(Dataset entries)
** Begin **
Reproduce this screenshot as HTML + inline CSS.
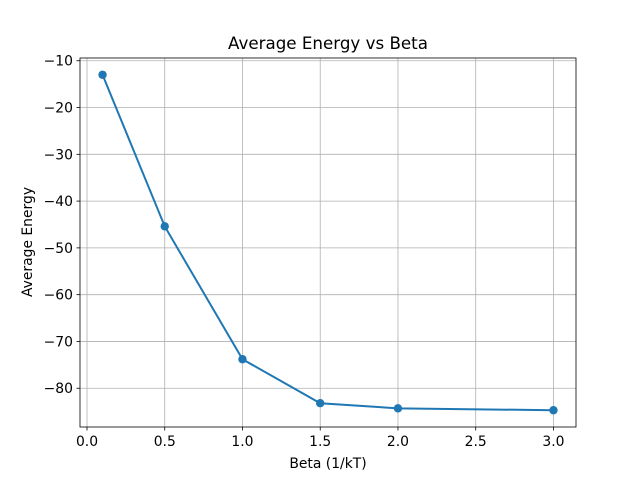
<!DOCTYPE html>
<html><head><meta charset="utf-8"><style>
body{margin:0;background:#fff;}
svg text{font-family:"DejaVu Sans","Liberation Sans",sans-serif;}
</style></head><body>
<svg id="chart" width="640" height="480" xmlns="http://www.w3.org/2000/svg">
<rect width="640" height="480" fill="#fff"/>
<text x="328" y="49" text-anchor="middle" font-size="16.7">Average Energy vs Beta</text>
<text x="328" y="468" text-anchor="middle" font-size="13.9">Beta (1/kT)</text>
<text transform="translate(32,242) rotate(-90)" text-anchor="middle" font-size="13.9">Average Energy</text>
<g id="grid"></g><g id="ticks"></g><g id="series"></g>
<rect x="80" y="58" width="496" height="369" fill="none" stroke="#000" stroke-width="0.8"/>
</svg>
<script>
const betas=[0.1,0.5,1.0,1.5,2.0,3.0];
const energies=[-13.0,-45.4,-73.8,-83.2,-84.3,-84.7];
const xTicks=[0.0,0.5,1.0,1.5,2.0,2.5,3.0];
const xTickLabels=["0.0","0.5","1.0","1.5","2.0","2.5","3.0"];
const yTicks=[-10,-20,-30,-40,-50,-60,-70,-80];
const yTickLabels=["−10","−20","−30","−40","−50","−60","−70","−80"];
const L=80,R=576,T=58,B=427;
const xmin=Math.min(...betas),xmax=Math.max(...betas),xm=(xmax-xmin)*0.05;
const ymin=Math.min(...energies),ymax=Math.max(...energies),ym=(ymax-ymin)*0.05;
const X=v=>L+(v-(xmin-xm))/((xmax+xm)-(xmin-xm))*(R-L);
const Y=v=>B-(v-(ymin-ym))/((ymax+ym)-(ymin-ym))*(B-T);
const NS="http://www.w3.org/2000/svg";
function mk(tag,attrs,parent){const e=document.createElementNS(NS,tag);for(const k in attrs)e.setAttribute(k,attrs[k]);document.getElementById(parent).appendChild(e);return e;}
xTicks.forEach((t,i)=>{const x=X(t);
const g=mk('line',{x1:x,x2:x,y1:T,y2:B,stroke:'#b0b0b0','stroke-width':0.8},'grid');


const tk=mk('line',{x1:x,x2:x,y1:B,y2:B+3.5,stroke:'#000','stroke-width':0.8},'ticks');


const tx=mk('text',{x:x,y:B+19,'text-anchor':'middle','font-size':13.9},'ticks');tx.textContent=xTickLabels[i];


});
yTicks.forEach((t,i)=>{const y=Y(t);
const g=mk('line',{x1:L,x2:R,y1:y,y2:y,stroke:'#b0b0b0','stroke-width':0.8},'grid');


const tk=mk('line',{x1:L-3.5,x2:L,y1:y,y2:y,stroke:'#000','stroke-width':0.8},'ticks');


const tx=mk('text',{x:L-7,y:y+5,'text-anchor':'end','font-size':13.9},'ticks');tx.textContent=yTickLabels[i];


});
const pts=betas.map((b,i)=>X(b)+','+Y(energies[i])).join(' ');
const pl=mk('polyline',{points:pts,fill:'none',stroke:'#1f77b4','stroke-width':2},'series');


betas.forEach((b,i)=>{const c=mk('circle',{cx:X(b),cy:Y(energies[i]),r:4.2,fill:'#1f77b4'},'series');


});
</script>
</body></html>
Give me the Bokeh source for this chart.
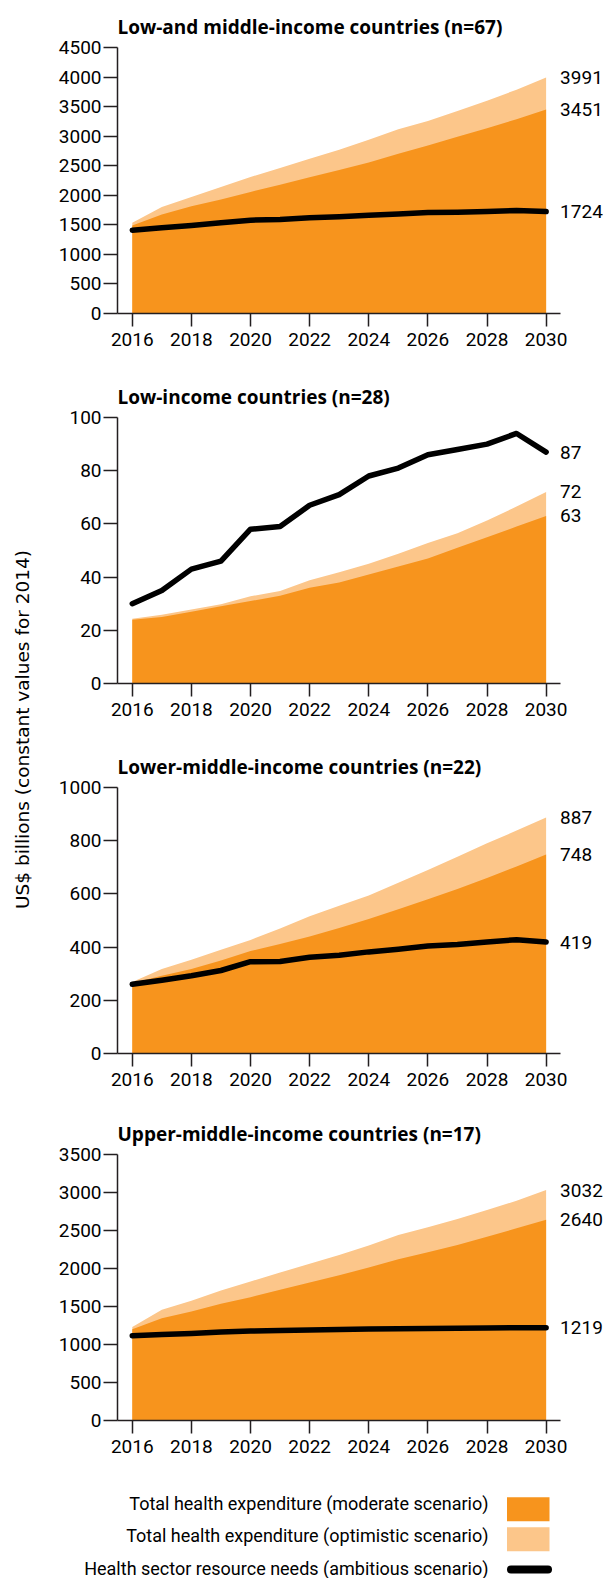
** End **
(Exercise instructions):
Quote each record exactly as it stands, minus the pictures.

(Response below):
Reproduce this screenshot as HTML + inline CSS.
<!DOCTYPE html>
<html><head><meta charset="utf-8"><style>
body{margin:0;background:#fff;}
svg text{font-family:"DejaVu Sans","Liberation Sans",sans-serif;}
</style></head><body>
<svg id="chart" width="640" height="480" xmlns="http://www.w3.org/2000/svg">
<rect width="640" height="480" fill="#fff"/>
<text x="328" y="49" text-anchor="middle" font-size="16.7">Average Energy vs Beta</text>
<text x="328" y="468" text-anchor="middle" font-size="13.9">Beta (1/kT)</text>
<text transform="translate(32,242) rotate(-90)" text-anchor="middle" font-size="13.9">Average Energy</text>
<g id="grid"></g><g id="ticks"></g><g id="series"></g>
<rect x="80" y="58" width="496" height="369" fill="none" stroke="#000" stroke-width="0.8"/>
</svg>
<script>
const betas=[0.1,0.5,1.0,1.5,2.0,3.0];
const energies=[-13.0,-45.4,-73.8,-83.2,-84.3,-84.7];
const xTicks=[0.0,0.5,1.0,1.5,2.0,2.5,3.0];
const xTickLabels=["0.0","0.5","1.0","1.5","2.0","2.5","3.0"];
const yTicks=[-10,-20,-30,-40,-50,-60,-70,-80];
const yTickLabels=["−10","−20","−30","−40","−50","−60","−70","−80"];
const L=80,R=576,T=58,B=427;
const xmin=Math.min(...betas),xmax=Math.max(...betas),xm=(xmax-xmin)*0.05;
const ymin=Math.min(...energies),ymax=Math.max(...energies),ym=(ymax-ymin)*0.05;
const X=v=>L+(v-(xmin-xm))/((xmax+xm)-(xmin-xm))*(R-L);
const Y=v=>B-(v-(ymin-ym))/((ymax+ym)-(ymin-ym))*(B-T);
const NS="http://www.w3.org/2000/svg";
function mk(tag,attrs,parent){const e=document.createElementNS(NS,tag);for(const k in attrs)e.setAttribute(k,attrs[k]);document.getElementById(parent).appendChild(e);return e;}
xTicks.forEach((t,i)=>{const x=X(t);
const g=mk('line',{x1:x,x2:x,y1:T,y2:B,stroke:'#b0b0b0','stroke-width':0.8},'grid');


const tk=mk('line',{x1:x,x2:x,y1:B,y2:B+3.5,stroke:'#000','stroke-width':0.8},'ticks');


const tx=mk('text',{x:x,y:B+19,'text-anchor':'middle','font-size':13.9},'ticks');tx.textContent=xTickLabels[i];


});
yTicks.forEach((t,i)=>{const y=Y(t);
const g=mk('line',{x1:L,x2:R,y1:y,y2:y,stroke:'#b0b0b0','stroke-width':0.8},'grid');


const tk=mk('line',{x1:L-3.5,x2:L,y1:y,y2:y,stroke:'#000','stroke-width':0.8},'ticks');


const tx=mk('text',{x:L-7,y:y+5,'text-anchor':'end','font-size':13.9},'ticks');tx.textContent=yTickLabels[i];


});
const pts=betas.map((b,i)=>X(b)+','+Y(energies[i])).join(' ');
const pl=mk('polyline',{points:pts,fill:'none',stroke:'#1f77b4','stroke-width':2},'series');


betas.forEach((b,i)=>{const c=mk('circle',{cx:X(b),cy:Y(energies[i]),r:4.2,fill:'#1f77b4'},'series');


});
</script>
</body></html>
Give me the Bokeh source for this chart.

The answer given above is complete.